Comment by Telaneo

Comment by Telaneo 16 hours ago

2 replies

Bear in mind that in Denmark, all government mail goes through Digital Post.[1] Once you remove government letters and bills (as that's also digitised unless you really feel like paying extra to do it the old-fashioned way) from your postal system, there's not a whole lot left for the postal system to survive on other than packages and physical spam mail. Letters become a very low priority, since it's not like there's a tremendous amount of business correspondence or personal letters and postcards propping up the system either.

I'd imagine any other country where even the government isn't going/obligated to send you physical mail will eventually go down the same path. No point in propping up the system if even the government doesn't have a central use of it.

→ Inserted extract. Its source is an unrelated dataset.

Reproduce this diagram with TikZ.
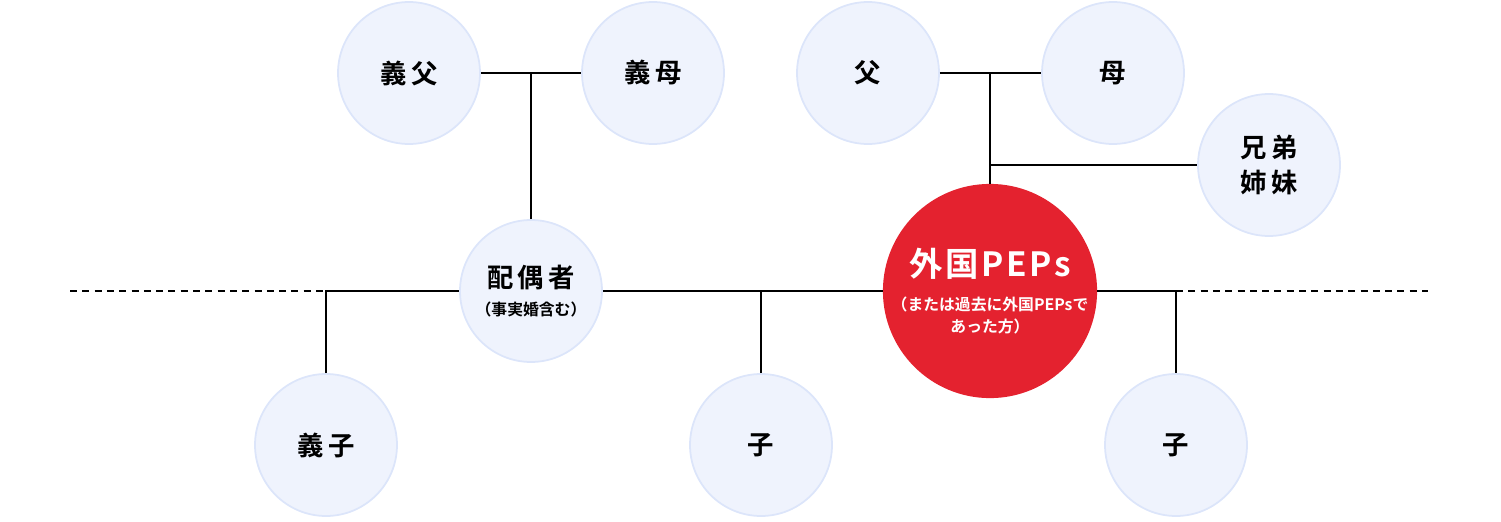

[1] https://lifeindenmark.borger.dk/apps-and-digital-services/Di...

mistrial9 15 hours ago

> there's not a whole lot left for the postal system to survive on

postal mail is infrastructure, not just a cost center

  • Telaneo 15 hours ago

    I agree, but that argument becomes a lot harder to make when the things that usually did use that infrastructure, like government mail, completely evaporates.

    As per the article, the parcel side of the postal system is still profitable, so no problems there. It's the letter side of things that has fallen into disuse, and is thus being scaled back into nothingness, since nothing serious or important actually uses it anymore.